→ DATASET CONTENT
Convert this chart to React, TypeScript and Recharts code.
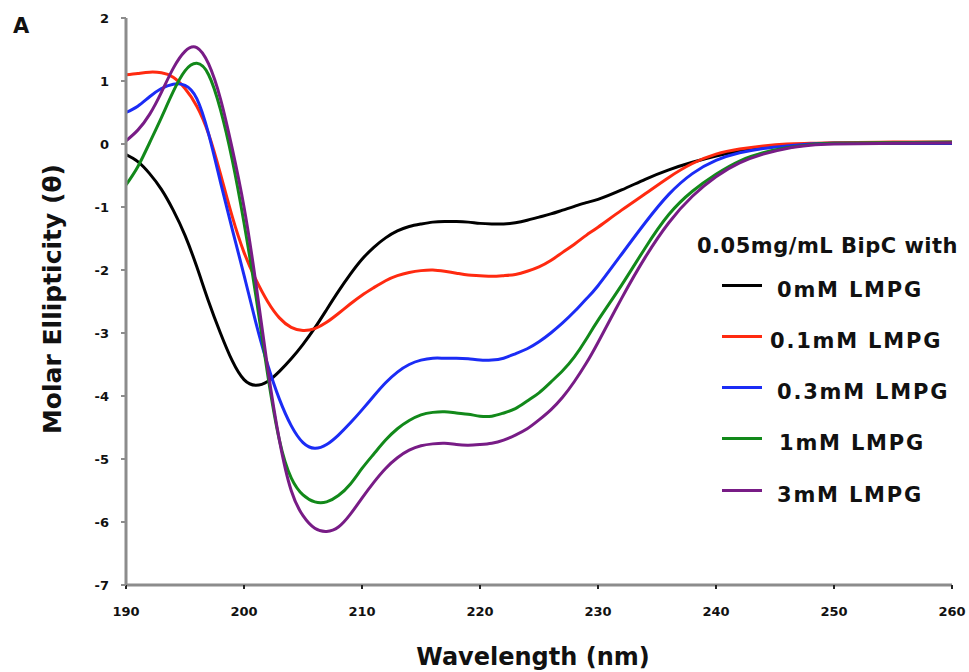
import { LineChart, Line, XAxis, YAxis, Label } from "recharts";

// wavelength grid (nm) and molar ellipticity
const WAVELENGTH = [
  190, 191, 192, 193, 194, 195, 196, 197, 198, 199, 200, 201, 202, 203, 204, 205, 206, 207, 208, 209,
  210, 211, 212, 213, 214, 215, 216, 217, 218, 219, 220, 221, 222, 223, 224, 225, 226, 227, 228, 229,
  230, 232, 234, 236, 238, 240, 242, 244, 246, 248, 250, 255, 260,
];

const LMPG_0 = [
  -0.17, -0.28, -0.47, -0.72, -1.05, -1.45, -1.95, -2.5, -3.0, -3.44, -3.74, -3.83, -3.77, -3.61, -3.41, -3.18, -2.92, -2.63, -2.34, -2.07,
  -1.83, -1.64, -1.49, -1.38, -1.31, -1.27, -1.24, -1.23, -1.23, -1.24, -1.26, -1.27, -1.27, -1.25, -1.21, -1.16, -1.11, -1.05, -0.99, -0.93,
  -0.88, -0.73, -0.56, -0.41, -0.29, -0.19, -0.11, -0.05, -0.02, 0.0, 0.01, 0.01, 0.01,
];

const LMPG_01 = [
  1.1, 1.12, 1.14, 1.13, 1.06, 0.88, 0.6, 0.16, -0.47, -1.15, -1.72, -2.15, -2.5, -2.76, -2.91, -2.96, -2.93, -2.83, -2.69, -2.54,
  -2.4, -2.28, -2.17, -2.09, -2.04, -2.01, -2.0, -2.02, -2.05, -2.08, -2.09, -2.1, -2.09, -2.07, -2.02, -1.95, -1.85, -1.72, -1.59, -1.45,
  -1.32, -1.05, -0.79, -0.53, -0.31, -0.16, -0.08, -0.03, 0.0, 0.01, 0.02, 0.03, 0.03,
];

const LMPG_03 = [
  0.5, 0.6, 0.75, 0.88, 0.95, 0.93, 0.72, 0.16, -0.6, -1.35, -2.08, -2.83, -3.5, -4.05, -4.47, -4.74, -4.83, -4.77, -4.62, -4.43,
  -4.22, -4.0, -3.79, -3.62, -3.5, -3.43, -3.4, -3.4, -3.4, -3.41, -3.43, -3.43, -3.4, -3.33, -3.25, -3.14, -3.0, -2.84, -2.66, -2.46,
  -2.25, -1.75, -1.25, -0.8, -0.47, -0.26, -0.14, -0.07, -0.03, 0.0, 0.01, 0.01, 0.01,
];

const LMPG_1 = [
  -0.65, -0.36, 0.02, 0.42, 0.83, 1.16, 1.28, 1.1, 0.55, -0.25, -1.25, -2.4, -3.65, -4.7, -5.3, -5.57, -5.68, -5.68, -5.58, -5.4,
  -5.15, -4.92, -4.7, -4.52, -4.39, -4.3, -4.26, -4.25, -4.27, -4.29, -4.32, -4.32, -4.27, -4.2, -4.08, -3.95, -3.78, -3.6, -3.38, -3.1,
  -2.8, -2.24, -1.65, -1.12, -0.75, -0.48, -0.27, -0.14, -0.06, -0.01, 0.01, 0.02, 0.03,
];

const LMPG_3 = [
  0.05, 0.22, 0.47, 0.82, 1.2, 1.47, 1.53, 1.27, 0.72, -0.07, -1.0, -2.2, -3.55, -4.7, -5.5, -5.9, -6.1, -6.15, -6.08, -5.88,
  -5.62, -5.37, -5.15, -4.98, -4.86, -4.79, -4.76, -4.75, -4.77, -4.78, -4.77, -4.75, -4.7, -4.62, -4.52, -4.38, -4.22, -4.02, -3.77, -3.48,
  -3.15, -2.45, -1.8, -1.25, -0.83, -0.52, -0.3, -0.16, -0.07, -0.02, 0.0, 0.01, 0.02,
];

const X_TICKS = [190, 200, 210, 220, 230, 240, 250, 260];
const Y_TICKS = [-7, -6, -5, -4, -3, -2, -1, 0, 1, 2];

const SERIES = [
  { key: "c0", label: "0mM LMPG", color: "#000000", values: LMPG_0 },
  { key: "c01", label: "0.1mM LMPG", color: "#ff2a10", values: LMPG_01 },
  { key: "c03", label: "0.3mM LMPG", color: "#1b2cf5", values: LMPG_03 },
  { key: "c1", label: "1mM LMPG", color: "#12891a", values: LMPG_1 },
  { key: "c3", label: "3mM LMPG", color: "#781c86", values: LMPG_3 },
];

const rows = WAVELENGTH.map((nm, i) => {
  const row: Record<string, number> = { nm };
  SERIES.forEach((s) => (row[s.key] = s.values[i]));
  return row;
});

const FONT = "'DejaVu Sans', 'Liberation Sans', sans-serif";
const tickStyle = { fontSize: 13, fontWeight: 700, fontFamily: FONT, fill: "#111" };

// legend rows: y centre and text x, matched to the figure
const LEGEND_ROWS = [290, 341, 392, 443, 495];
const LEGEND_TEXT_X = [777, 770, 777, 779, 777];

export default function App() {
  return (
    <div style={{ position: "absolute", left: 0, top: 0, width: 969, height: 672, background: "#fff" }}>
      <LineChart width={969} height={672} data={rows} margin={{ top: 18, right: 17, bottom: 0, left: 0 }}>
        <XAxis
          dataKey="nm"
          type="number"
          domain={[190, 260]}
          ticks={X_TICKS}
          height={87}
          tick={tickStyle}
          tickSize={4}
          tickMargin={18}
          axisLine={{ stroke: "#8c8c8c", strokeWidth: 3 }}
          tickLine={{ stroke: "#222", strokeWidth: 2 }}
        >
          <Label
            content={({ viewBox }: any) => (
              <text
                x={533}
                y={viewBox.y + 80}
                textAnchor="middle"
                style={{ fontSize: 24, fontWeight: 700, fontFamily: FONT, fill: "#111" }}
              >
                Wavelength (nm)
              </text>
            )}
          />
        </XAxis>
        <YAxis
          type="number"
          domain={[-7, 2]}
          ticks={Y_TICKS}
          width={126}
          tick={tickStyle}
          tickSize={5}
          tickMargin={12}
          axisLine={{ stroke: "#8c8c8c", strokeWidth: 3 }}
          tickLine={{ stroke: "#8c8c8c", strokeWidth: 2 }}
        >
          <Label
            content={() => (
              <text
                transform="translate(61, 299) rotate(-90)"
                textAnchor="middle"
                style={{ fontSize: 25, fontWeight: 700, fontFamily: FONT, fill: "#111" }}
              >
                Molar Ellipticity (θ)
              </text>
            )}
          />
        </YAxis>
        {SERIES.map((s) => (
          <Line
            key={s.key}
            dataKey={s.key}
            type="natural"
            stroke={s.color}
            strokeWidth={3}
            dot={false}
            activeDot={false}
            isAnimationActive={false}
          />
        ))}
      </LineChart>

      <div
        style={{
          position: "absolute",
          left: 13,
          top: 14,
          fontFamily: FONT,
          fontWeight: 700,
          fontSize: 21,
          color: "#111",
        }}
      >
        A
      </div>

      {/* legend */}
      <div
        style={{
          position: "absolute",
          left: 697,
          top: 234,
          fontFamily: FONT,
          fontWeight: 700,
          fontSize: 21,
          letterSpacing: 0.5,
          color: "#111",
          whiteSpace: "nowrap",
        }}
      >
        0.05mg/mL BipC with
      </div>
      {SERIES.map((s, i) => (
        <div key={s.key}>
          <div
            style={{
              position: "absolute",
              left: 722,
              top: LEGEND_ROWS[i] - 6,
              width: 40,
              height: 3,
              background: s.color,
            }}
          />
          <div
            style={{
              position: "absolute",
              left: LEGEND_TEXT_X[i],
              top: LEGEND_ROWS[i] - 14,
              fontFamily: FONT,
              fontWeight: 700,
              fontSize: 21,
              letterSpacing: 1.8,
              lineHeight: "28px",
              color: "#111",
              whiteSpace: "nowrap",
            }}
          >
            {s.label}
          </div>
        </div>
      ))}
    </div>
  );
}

→ EXERCISE TASK
Return the listing above unchanged, apart from dropping its pictures.

→ SOLUTION FOR THIS PROBLEM
Convert this chart to React, TypeScript and Recharts code.
import { LineChart, Line, XAxis, YAxis, Label } from "recharts";

// wavelength grid (nm) and molar ellipticity
const WAVELENGTH = [
  190, 191, 192, 193, 194, 195, 196, 197, 198, 199, 200, 201, 202, 203, 204, 205, 206, 207, 208, 209,
  210, 211, 212, 213, 214, 215, 216, 217, 218, 219, 220, 221, 222, 223, 224, 225, 226, 227, 228, 229,
  230, 232, 234, 236, 238, 240, 242, 244, 246, 248, 250, 255, 260,
];

const LMPG_0 = [
  -0.17, -0.28, -0.47, -0.72, -1.05, -1.45, -1.95, -2.5, -3.0, -3.44, -3.74, -3.83, -3.77, -3.61, -3.41, -3.18, -2.92, -2.63, -2.34, -2.07,
  -1.83, -1.64, -1.49, -1.38, -1.31, -1.27, -1.24, -1.23, -1.23, -1.24, -1.26, -1.27, -1.27, -1.25, -1.21, -1.16, -1.11, -1.05, -0.99, -0.93,
  -0.88, -0.73, -0.56, -0.41, -0.29, -0.19, -0.11, -0.05, -0.02, 0.0, 0.01, 0.01, 0.01,
];

const LMPG_01 = [
  1.1, 1.12, 1.14, 1.13, 1.06, 0.88, 0.6, 0.16, -0.47, -1.15, -1.72, -2.15, -2.5, -2.76, -2.91, -2.96, -2.93, -2.83, -2.69, -2.54,
  -2.4, -2.28, -2.17, -2.09, -2.04, -2.01, -2.0, -2.02, -2.05, -2.08, -2.09, -2.1, -2.09, -2.07, -2.02, -1.95, -1.85, -1.72, -1.59, -1.45,
  -1.32, -1.05, -0.79, -0.53, -0.31, -0.16, -0.08, -0.03, 0.0, 0.01, 0.02, 0.03, 0.03,
];

const LMPG_03 = [
  0.5, 0.6, 0.75, 0.88, 0.95, 0.93, 0.72, 0.16, -0.6, -1.35, -2.08, -2.83, -3.5, -4.05, -4.47, -4.74, -4.83, -4.77, -4.62, -4.43,
  -4.22, -4.0, -3.79, -3.62, -3.5, -3.43, -3.4, -3.4, -3.4, -3.41, -3.43, -3.43, -3.4, -3.33, -3.25, -3.14, -3.0, -2.84, -2.66, -2.46,
  -2.25, -1.75, -1.25, -0.8, -0.47, -0.26, -0.14, -0.07, -0.03, 0.0, 0.01, 0.01, 0.01,
];

const LMPG_1 = [
  -0.65, -0.36, 0.02, 0.42, 0.83, 1.16, 1.28, 1.1, 0.55, -0.25, -1.25, -2.4, -3.65, -4.7, -5.3, -5.57, -5.68, -5.68, -5.58, -5.4,
  -5.15, -4.92, -4.7, -4.52, -4.39, -4.3, -4.26, -4.25, -4.27, -4.29, -4.32, -4.32, -4.27, -4.2, -4.08, -3.95, -3.78, -3.6, -3.38, -3.1,
  -2.8, -2.24, -1.65, -1.12, -0.75, -0.48, -0.27, -0.14, -0.06, -0.01, 0.01, 0.02, 0.03,
];

const LMPG_3 = [
  0.05, 0.22, 0.47, 0.82, 1.2, 1.47, 1.53, 1.27, 0.72, -0.07, -1.0, -2.2, -3.55, -4.7, -5.5, -5.9, -6.1, -6.15, -6.08, -5.88,
  -5.62, -5.37, -5.15, -4.98, -4.86, -4.79, -4.76, -4.75, -4.77, -4.78, -4.77, -4.75, -4.7, -4.62, -4.52, -4.38, -4.22, -4.02, -3.77, -3.48,
  -3.15, -2.45, -1.8, -1.25, -0.83, -0.52, -0.3, -0.16, -0.07, -0.02, 0.0, 0.01, 0.02,
];

const X_TICKS = [190, 200, 210, 220, 230, 240, 250, 260];
const Y_TICKS = [-7, -6, -5, -4, -3, -2, -1, 0, 1, 2];

const SERIES = [
  { key: "c0", label: "0mM LMPG", color: "#000000", values: LMPG_0 },
  { key: "c01", label: "0.1mM LMPG", color: "#ff2a10", values: LMPG_01 },
  { key: "c03", label: "0.3mM LMPG", color: "#1b2cf5", values: LMPG_03 },
  { key: "c1", label: "1mM LMPG", color: "#12891a", values: LMPG_1 },
  { key: "c3", label: "3mM LMPG", color: "#781c86", values: LMPG_3 },
];

const rows = WAVELENGTH.map((nm, i) => {
  const row: Record<string, number> = { nm };
  SERIES.forEach((s) => (row[s.key] = s.values[i]));
  return row;
});

const FONT = "'DejaVu Sans', 'Liberation Sans', sans-serif";
const tickStyle = { fontSize: 13, fontWeight: 700, fontFamily: FONT, fill: "#111" };

// legend rows: y centre and text x, matched to the figure
const LEGEND_ROWS = [290, 341, 392, 443, 495];
const LEGEND_TEXT_X = [777, 770, 777, 779, 777];

export default function App() {
  return (
    <div style={{ position: "absolute", left: 0, top: 0, width: 969, height: 672, background: "#fff" }}>
      <LineChart width={969} height={672} data={rows} margin={{ top: 18, right: 17, bottom: 0, left: 0 }}>
        <XAxis
          dataKey="nm"
          type="number"
          domain={[190, 260]}
          ticks={X_TICKS}
          height={87}
          tick={tickStyle}
          tickSize={4}
          tickMargin={18}
          axisLine={{ stroke: "#8c8c8c", strokeWidth: 3 }}
          tickLine={{ stroke: "#222", strokeWidth: 2 }}
        >
          <Label
            content={({ viewBox }: any) => (
              <text
                x={533}
                y={viewBox.y + 80}
                textAnchor="middle"
                style={{ fontSize: 24, fontWeight: 700, fontFamily: FONT, fill: "#111" }}
              >
                Wavelength (nm)
              </text>
            )}
          />
        </XAxis>
        <YAxis
          type="number"
          domain={[-7, 2]}
          ticks={Y_TICKS}
          width={126}
          tick={tickStyle}
          tickSize={5}
          tickMargin={12}
          axisLine={{ stroke: "#8c8c8c", strokeWidth: 3 }}
          tickLine={{ stroke: "#8c8c8c", strokeWidth: 2 }}
        >
          <Label
            content={() => (
              <text
                transform="translate(61, 299) rotate(-90)"
                textAnchor="middle"
                style={{ fontSize: 25, fontWeight: 700, fontFamily: FONT, fill: "#111" }}
              >
                Molar Ellipticity (θ)
              </text>
            )}
          />
        </YAxis>
        {SERIES.map((s) => (
          <Line
            key={s.key}
            dataKey={s.key}
            type="natural"
            stroke={s.color}
            strokeWidth={3}
            dot={false}
            activeDot={false}
            isAnimationActive={false}
          />
        ))}
      </LineChart>

      <div
        style={{
          position: "absolute",
          left: 13,
          top: 14,
          fontFamily: FONT,
          fontWeight: 700,
          fontSize: 21,
          color: "#111",
        }}
      >
        A
      </div>

      {/* legend */}
      <div
        style={{
          position: "absolute",
          left: 697,
          top: 234,
          fontFamily: FONT,
          fontWeight: 700,
          fontSize: 21,
          letterSpacing: 0.5,
          color: "#111",
          whiteSpace: "nowrap",
        }}
      >
        0.05mg/mL BipC with
      </div>
      {SERIES.map((s, i) => (
        <div key={s.key}>
          <div
            style={{
              position: "absolute",
              left: 722,
              top: LEGEND_ROWS[i] - 6,
              width: 40,
              height: 3,
              background: s.color,
            }}
          />
          <div
            style={{
              position: "absolute",
              left: LEGEND_TEXT_X[i],
              top: LEGEND_ROWS[i] - 14,
              fontFamily: FONT,
              fontWeight: 700,
              fontSize: 21,
              letterSpacing: 1.8,
              lineHeight: "28px",
              color: "#111",
              whiteSpace: "nowrap",
            }}
          >
            {s.label}
          </div>
        </div>
      ))}
    </div>
  );
}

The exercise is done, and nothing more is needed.